#### Exercise description:
Return, without pictures, the lines from the start of the data through the one that contains "(Acap) at (189,352)".

=== Information shown ===

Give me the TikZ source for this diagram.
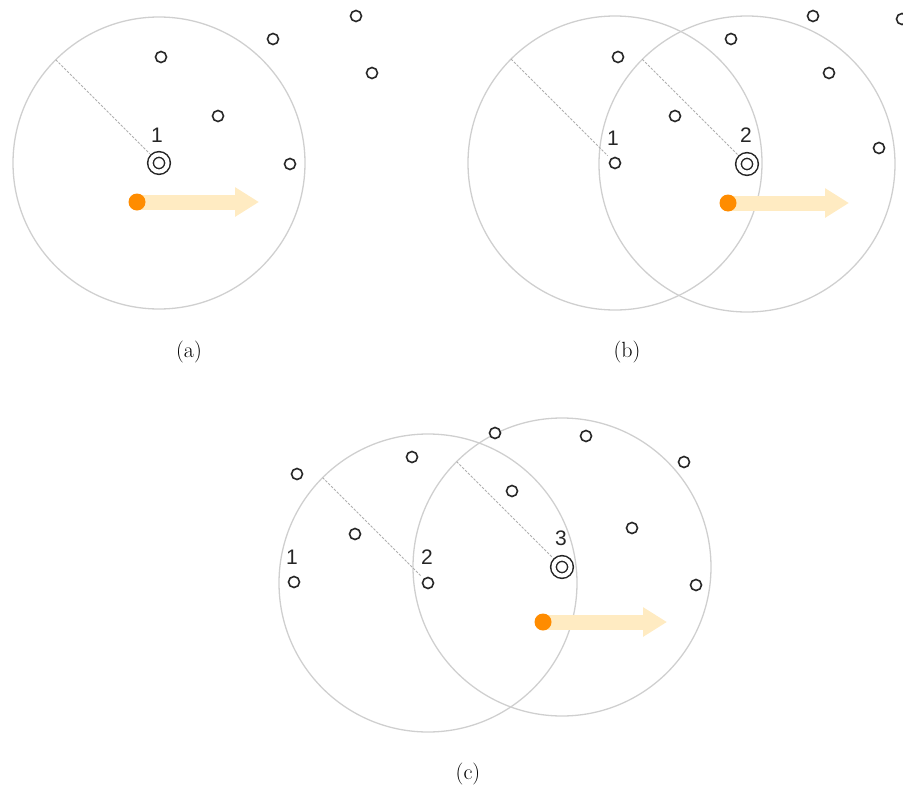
\documentclass[tikz,border=0pt]{standalone}
\usepackage{fontspec}
\newfontfamily\lblfont{Liberation Sans}
\usetikzlibrary{arrows.meta,calc}
\definecolor{rangec}{HTML}{CFCFCF}
\definecolor{ptc}{HTML}{262626}
\definecolor{dashc}{HTML}{AFAFAF}
\definecolor{orangec}{HTML}{FF8C00}
\definecolor{arrowc}{HTML}{FFEBC2}
\begin{document}
\begin{tikzpicture}[x=1pt,y=-1pt,
  samplept/.style={circle,draw=ptc,fill=white,line width=1.6pt,minimum size=11pt,inner sep=0pt},
  target/.style={circle,draw=ptc,line width=1.5pt,double=white,double distance=4.1pt,minimum size=17pt,inner sep=0pt},
  rangecirc/.style={draw=rangec,line width=1.3pt},
  radline/.style={draw=dashc,line width=0.9pt,dash pattern=on 2.5pt off 1.5pt,shorten >=4pt},
  movearrow/.style={draw=arrowc,line width=15pt,-{Triangle[length=24pt,width=28pt]}},
  cardot/.style={circle,fill=orangec,minimum size=17pt,inner sep=0pt},
  ptlabel/.style={font=\lblfont\fontsize{21}{24}\selectfont,text=ptc,inner sep=0pt},
  subcap/.style={font=\fontsize{22}{26}\selectfont,inner sep=0pt}
]
\useasboundingbox (0,0) rectangle (903,798);

% ---------------- panel (a)
\coordinate (Ac) at (159,163);
\draw[rangecirc] (Ac) circle[radius=146pt];
\coordinate (Ar) at ($(Ac)+(135:146pt)$);
\coordinate (Adc) at (137,202);
\coordinate (Atip) at (259,202);
\draw[movearrow] (Adc) -- (Atip);
\node[cardot] (Adot) at (Adc) {};
\node[samplept] (Ap1) at (161,57) {};
\node[samplept] (Ap2) at (273,39) {};
\node[samplept] (Ap3) at (356,16) {};
\node[samplept] (Ap4) at (372,73) {};
\node[samplept] (Ap5) at (218,116) {};
\node[samplept] (Ap6) at (290,164) {};
\node[target] (At) at (Ac) {};
\draw[radline] (Ar) -- (At);
\node[ptlabel] (Al1) at (157,135) {1};
\node[subcap] (Acap) at (189,352) {(a)};

% ---------------- panel (b)
\coordinate (Bc1) at (615,163);
\coordinate (Bc2) at (747,164);
\draw[rangecirc] (Bc1) circle[radius=147pt];
\draw[rangecirc] (Bc2) circle[radius=148pt];
\coordinate (Br1) at ($(Bc1)+(135:147pt)$);
\coordinate (Br2) at ($(Bc2)+(135:148pt)$);
\coordinate (Bdc) at (728,203);
\coordinate (Btip) at (849,203);
\draw[movearrow] (Bdc) -- (Btip);
\node[cardot] (Bdot) at (Bdc) {};
\node[samplept] (B1) at (Bc1) {};
\node[samplept] (Bp1) at (618,57) {};
\node[samplept] (Bp2) at (731,39) {};
\node[samplept] (Bp3) at (813,16) {};
\node[samplept] (Bp4) at (829,73) {};
\node[samplept] (Bp5) at (675,116) {};
\node[samplept] (Bp6) at (879,148) {};
\node[samplept] (Bp7) at (902,19) {};
\node[target] (Bt) at (Bc2) {};
\draw[radline] (Br1) -- (B1);
\draw[radline] (Br2) -- (Bt);
\node[ptlabel] (Bl1) at (613,138) {1};
\node[ptlabel] (Bl2) at (746,135) {2};
\node[subcap] (Bcap) at (627,352) {(b)};

% ---------------- panel (c)
\coordinate (Cc1) at (294,582);
\coordinate (Cc2) at (428,583);
\coordinate (Cc3) at (562,567);
\draw[rangecirc] (Cc2) circle[radius=149pt];
\draw[rangecirc] (Cc3) circle[radius=149pt];
\coordinate (Cr2) at ($(Cc2)+(135:149pt)$);
\coordinate (Cr3) at ($(Cc3)+(135:149pt)$);
\coordinate (Cdc) at (543,622);
\coordinate (Ctip) at (667,622);
\draw[movearrow] (Cdc) -- (Ctip);
\node[cardot] (Cdot) at (Cdc) {};
\node[samplept] (C1) at (Cc1) {};
\node[samplept] (C2) at (Cc2) {};
\node[samplept] (Cp1) at (297,474) {};
\node[samplept] (Cp2) at (412,457) {};
\node[samplept] (Cp3) at (355,534) {};
\node[samplept] (Cp4) at (495,433) {};
\node[samplept] (Cp5) at (512,491) {};
\node[samplept] (Cp6) at (586,436) {};
\node[samplept] (Cp7) at (684,462) {};
\node[samplept] (Cp8) at (632,528) {};
\node[samplept] (Cp9) at (696,585) {};
\node[target] (Ct) at (Cc3) {};
\draw[radline] (Cr2) -- (C2);
\draw[radline] (Cr3) -- (Ct);
\node[ptlabel] (Cl1) at (292,557) {1};
\node[ptlabel] (Cl2) at (427,557) {2};
\node[ptlabel] (Cl3) at (561,538) {3};
\node[subcap] (Ccap) at (468,774) {(c)};
\end{tikzpicture}
\end{document}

===

#### Output for this exercise:
Give me the TikZ source for this diagram.
\documentclass[tikz,border=0pt]{standalone}
\usepackage{fontspec}
\newfontfamily\lblfont{Liberation Sans}
\usetikzlibrary{arrows.meta,calc}
\definecolor{rangec}{HTML}{CFCFCF}
\definecolor{ptc}{HTML}{262626}
\definecolor{dashc}{HTML}{AFAFAF}
\definecolor{orangec}{HTML}{FF8C00}
\definecolor{arrowc}{HTML}{FFEBC2}
\begin{document}
\begin{tikzpicture}[x=1pt,y=-1pt,
  samplept/.style={circle,draw=ptc,fill=white,line width=1.6pt,minimum size=11pt,inner sep=0pt},
  target/.style={circle,draw=ptc,line width=1.5pt,double=white,double distance=4.1pt,minimum size=17pt,inner sep=0pt},
  rangecirc/.style={draw=rangec,line width=1.3pt},
  radline/.style={draw=dashc,line width=0.9pt,dash pattern=on 2.5pt off 1.5pt,shorten >=4pt},
  movearrow/.style={draw=arrowc,line width=15pt,-{Triangle[length=24pt,width=28pt]}},
  cardot/.style={circle,fill=orangec,minimum size=17pt,inner sep=0pt},
  ptlabel/.style={font=\lblfont\fontsize{21}{24}\selectfont,text=ptc,inner sep=0pt},
  subcap/.style={font=\fontsize{22}{26}\selectfont,inner sep=0pt}
]
\useasboundingbox (0,0) rectangle (903,798);

% ---------------- panel (a)
\coordinate (Ac) at (159,163);
\draw[rangecirc] (Ac) circle[radius=146pt];
\coordinate (Ar) at ($(Ac)+(135:146pt)$);
\coordinate (Adc) at (137,202);
\coordinate (Atip) at (259,202);
\draw[movearrow] (Adc) -- (Atip);
\node[cardot] (Adot) at (Adc) {};
\node[samplept] (Ap1) at (161,57) {};
\node[samplept] (Ap2) at (273,39) {};
\node[samplept] (Ap3) at (356,16) {};
\node[samplept] (Ap4) at (372,73) {};
\node[samplept] (Ap5) at (218,116) {};
\node[samplept] (Ap6) at (290,164) {};
\node[target] (At) at (Ac) {};
\draw[radline] (Ar) -- (At);
\node[ptlabel] (Al1) at (157,135) {1};
\node[subcap] (Acap) at (189,352) {(a)};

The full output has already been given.